Provided that nothing contained in this notification shall apply to inputs used in or in relation to the manufacture of final products (other than those cleared either to a unit in a Free Trade Zone or to a 100% Export Oriented Undertaking or to a unit in an Electronic Hardware Technology Park or to a unit in a Software Technology Parks), which are exempt from the whole of duty of excise leviable thereon or are chargeable to ‘Nil’ rate of duty.

Explanation. – For the purposes of this notification ‘inputs’ does not include –

(i) packaging materials in respect of which any exemption to the extent of the duty of excise payable on the value of the packaging materials is being availed of for packaging any final products;

(ii) packaging materials or containers, the cost of which is not included in the assessable value of the final products under section 4 of the Central Excises and Salt Act, 1944 (1 of 1944).

TABLE

S.No. Description of inputs Description of final products
(1) (2) (3)
1. All goods falling within the Schedule to the

Central Excise Tariff Act, 1985 (5 of 1986), other than the following, namely, –

(i) goods classifiable under any heading of Chapter 24 of the Schedule to the said Act;

(ii) goods classifiable under heading Nos. 36.05 or 37.06 of the Schedule to the said Act;

(iii) goods classifiable under sub-heading Nos. 2710.11, 2710.12, 2710.13 or 2710.19 (except Natural gasoline liquid) of the Schedule to the said Act;

(iv) high speed diesel oil classifiable under heading No. 27.10 of the Schedule to the said Act.
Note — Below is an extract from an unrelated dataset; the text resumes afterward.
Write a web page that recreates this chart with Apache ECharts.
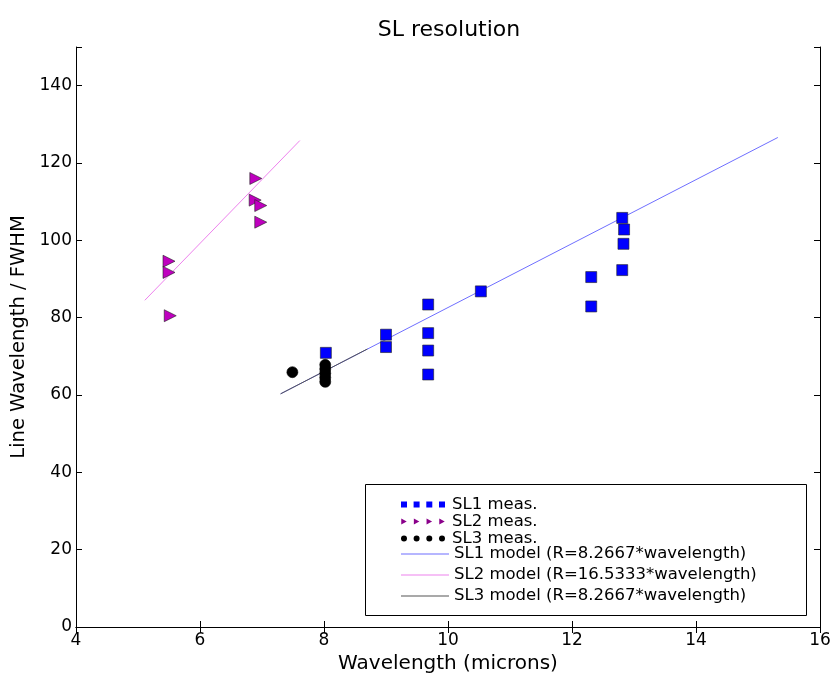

All goods falling within the Schedule to the Central Excise Tariff Act, 1985 (5 of 1986), other than the following, namely, –

(i) goods classifiable under any heading of Chapter 24 of the Schedule to the said Act;

(ii) goods classifiable under heading Nos. 36.05 or 37.06 of the Schedule to the said Act;

(iii) woven fabrics  classifiable under Chapter 52 or Chapter 54 or Chapter 55 of the Schedule to the said Act.

On reading of above notification it is clear that capital goods manufactured and used within the factory of production shall be exempted. As per the facts of the case the machines which undoubtedly capital goods falling under Chapter 84/85 erected and installed within the Sugar Mills product of which i.e. Sugar/Molasses etc. is liable to duty. Thus all the conditions of Notification No. 67/95- CE stands fulfilled. Even though it is accepted that the Appellant have manufactured the goods at site but fact remains that the capital goods manufactured within the premises of Sugar Mills and used there in only. Ownership has no criteria in the Central Excise Act, for lvey of duty and exemption therefrom. Though we have given finding that erection/installation of machineries at site is not excisable goods having immoveable, however, even if it is assumed that revenue’s contention of excisability is correct, the goods coming into existence at site which is well within the Sugar Mills shall be eligible for exemption Notification No. 67/95-CE. Hence on this count also the demand does not sustain. Accordingly we hold that no duty is demandable from the Appellants on merits.

12. The Appellant has pleaded that the demand is time barred. We find from the records that the facts were in the knowledge of the revenue since very beginning and even earlier to the demand confirmed against the Appellant which was eventually set aside by the Tribunal. The said order passed by Tribunal reported at 2008(22 1)ELT54 was upheld by the Hon’ble Mumbai High Court. In such facts, we find that there is no ground to raise demand by invoking extended period of limitation as there is no suppression or malafide intention on part of the Appellant. Thus in our above observations and findings on fact as well as on the basis of orders passed by the Tribunal, Hon’ble High Court and Hon’ble Apex Court supra we do not find any reason to demand duty from the Appellant. We thus hold that the demand and penalty confirmed against the Appellant are not sustainable on multiple counts as discussed above and requires to be set aside.

13. Accordingly the impugned order is set aside and the appeal is allowed with consequential reliefs, if any, in accordance with law. Miscellaneous application is disposed of accordingly.